Exercise details: Every line below that holds the string "matplotlib" should be copied out.
[Start of Supplied information]
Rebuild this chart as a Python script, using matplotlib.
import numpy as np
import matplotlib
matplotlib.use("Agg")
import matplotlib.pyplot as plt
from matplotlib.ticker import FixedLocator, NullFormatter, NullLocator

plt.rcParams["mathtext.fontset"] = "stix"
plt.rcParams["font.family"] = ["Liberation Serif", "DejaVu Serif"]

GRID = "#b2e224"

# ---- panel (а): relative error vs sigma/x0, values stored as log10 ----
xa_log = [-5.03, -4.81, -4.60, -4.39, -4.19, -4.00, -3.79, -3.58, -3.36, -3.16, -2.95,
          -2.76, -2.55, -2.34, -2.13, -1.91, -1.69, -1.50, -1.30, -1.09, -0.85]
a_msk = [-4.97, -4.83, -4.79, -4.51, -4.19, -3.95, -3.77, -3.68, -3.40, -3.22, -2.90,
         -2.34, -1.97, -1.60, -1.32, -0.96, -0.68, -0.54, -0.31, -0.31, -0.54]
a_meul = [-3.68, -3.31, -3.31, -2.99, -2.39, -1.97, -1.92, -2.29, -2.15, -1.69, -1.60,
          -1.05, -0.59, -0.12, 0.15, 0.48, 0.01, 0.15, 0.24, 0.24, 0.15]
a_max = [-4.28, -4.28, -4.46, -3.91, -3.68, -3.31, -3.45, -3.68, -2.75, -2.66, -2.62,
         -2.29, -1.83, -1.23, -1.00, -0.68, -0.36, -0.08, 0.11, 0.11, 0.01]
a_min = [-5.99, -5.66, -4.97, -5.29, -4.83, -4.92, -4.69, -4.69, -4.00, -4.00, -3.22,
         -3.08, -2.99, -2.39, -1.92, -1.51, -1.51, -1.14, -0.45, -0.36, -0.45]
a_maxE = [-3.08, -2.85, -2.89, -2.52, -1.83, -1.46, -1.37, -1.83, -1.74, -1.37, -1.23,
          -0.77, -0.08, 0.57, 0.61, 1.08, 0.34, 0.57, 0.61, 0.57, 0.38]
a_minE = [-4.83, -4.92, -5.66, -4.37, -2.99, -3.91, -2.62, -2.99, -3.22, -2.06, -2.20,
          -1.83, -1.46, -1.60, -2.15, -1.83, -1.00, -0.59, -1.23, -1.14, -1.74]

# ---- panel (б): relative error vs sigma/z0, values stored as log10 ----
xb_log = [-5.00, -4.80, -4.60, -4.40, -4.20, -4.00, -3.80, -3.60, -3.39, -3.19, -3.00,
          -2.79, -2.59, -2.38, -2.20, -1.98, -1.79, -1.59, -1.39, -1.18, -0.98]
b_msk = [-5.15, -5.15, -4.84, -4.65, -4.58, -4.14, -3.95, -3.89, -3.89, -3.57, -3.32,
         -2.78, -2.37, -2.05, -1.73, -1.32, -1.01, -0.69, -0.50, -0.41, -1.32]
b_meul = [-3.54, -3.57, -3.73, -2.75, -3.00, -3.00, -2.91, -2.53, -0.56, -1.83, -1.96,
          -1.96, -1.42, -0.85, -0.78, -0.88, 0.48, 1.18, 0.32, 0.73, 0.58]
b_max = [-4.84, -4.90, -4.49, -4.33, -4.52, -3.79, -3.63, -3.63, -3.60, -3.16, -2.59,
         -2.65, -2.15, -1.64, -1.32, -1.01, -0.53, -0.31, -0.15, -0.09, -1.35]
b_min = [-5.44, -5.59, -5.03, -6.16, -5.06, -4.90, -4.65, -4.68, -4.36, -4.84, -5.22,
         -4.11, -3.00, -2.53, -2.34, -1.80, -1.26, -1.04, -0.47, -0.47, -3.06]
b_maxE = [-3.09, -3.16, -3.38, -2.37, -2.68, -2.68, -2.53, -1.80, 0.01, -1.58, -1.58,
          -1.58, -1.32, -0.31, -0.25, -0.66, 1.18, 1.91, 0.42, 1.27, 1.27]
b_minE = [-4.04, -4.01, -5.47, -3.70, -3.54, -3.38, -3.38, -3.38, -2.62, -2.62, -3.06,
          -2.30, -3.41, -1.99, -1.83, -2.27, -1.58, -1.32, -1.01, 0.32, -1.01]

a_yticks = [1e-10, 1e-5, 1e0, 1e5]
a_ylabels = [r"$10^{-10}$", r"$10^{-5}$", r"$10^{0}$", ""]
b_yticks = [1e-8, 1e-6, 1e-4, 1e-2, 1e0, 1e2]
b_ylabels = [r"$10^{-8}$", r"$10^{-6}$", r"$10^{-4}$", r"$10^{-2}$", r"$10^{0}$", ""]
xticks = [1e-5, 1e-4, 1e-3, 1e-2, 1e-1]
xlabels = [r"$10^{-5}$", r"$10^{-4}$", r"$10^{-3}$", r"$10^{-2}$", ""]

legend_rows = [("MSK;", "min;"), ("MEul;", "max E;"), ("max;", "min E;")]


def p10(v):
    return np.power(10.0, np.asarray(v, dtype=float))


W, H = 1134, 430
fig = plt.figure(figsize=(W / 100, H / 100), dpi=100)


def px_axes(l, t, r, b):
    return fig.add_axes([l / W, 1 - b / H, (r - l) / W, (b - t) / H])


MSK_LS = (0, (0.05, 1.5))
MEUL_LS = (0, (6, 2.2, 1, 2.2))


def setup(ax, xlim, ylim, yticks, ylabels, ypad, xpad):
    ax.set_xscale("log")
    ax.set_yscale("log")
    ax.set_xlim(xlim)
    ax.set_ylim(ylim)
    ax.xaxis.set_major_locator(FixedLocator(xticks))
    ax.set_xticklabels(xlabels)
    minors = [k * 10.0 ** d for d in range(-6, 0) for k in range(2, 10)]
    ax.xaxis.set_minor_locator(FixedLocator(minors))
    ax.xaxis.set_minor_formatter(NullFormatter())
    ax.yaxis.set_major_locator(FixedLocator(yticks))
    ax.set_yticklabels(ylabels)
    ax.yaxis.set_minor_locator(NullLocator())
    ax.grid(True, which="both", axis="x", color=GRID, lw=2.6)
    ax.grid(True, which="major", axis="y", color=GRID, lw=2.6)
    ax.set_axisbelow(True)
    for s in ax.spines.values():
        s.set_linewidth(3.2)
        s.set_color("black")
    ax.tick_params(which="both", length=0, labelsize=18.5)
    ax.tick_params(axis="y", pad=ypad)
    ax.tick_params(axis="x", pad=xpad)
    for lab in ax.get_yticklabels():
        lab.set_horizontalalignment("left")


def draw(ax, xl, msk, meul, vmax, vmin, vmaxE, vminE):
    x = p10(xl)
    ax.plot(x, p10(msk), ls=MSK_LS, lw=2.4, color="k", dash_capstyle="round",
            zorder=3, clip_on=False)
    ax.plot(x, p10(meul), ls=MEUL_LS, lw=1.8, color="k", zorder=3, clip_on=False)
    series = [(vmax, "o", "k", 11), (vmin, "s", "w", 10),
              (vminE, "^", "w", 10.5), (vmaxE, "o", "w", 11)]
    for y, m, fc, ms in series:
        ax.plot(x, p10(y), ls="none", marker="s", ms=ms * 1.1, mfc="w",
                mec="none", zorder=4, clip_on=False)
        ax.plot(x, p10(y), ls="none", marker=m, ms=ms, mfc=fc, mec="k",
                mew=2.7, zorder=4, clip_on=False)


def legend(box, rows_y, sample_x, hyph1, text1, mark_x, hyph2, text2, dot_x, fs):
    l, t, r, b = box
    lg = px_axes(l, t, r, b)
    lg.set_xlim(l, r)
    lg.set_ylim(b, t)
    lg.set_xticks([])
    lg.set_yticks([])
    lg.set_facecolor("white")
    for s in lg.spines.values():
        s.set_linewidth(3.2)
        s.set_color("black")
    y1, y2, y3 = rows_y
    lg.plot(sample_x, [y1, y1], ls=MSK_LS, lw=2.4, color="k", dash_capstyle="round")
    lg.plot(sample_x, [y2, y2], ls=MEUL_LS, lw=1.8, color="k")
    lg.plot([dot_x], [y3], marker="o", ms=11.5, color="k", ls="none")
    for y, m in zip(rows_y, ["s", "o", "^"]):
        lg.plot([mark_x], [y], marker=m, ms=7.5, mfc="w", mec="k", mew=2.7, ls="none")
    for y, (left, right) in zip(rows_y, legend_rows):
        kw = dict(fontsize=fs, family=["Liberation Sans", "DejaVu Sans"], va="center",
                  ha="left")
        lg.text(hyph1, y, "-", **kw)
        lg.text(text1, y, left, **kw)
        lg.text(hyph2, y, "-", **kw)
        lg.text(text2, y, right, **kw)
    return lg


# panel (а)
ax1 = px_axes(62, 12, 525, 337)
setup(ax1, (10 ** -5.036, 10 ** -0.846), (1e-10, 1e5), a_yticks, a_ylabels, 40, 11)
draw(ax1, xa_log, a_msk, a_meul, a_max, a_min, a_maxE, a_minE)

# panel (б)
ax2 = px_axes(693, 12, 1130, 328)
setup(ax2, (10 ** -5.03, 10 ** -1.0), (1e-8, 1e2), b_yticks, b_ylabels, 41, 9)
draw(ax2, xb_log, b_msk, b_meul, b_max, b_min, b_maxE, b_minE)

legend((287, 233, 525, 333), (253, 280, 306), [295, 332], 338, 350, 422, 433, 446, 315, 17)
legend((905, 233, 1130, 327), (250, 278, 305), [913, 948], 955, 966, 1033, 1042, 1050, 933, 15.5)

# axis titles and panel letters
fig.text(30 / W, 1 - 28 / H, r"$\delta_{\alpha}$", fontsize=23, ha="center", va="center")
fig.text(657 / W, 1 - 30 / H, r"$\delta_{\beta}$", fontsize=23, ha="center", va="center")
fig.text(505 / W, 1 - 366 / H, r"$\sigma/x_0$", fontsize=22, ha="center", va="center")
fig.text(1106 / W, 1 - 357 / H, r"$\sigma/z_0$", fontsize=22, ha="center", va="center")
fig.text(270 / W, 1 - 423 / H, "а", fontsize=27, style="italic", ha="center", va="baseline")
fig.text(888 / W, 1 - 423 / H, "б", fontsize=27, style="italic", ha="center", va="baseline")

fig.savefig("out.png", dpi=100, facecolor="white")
[End of Supplied information]
Answer to this problem:
Rebuild this chart as a Python script, using matplotlib.
import matplotlib
matplotlib.use("Agg")
import matplotlib.pyplot as plt
from matplotlib.ticker import FixedLocator, NullFormatter, NullLocator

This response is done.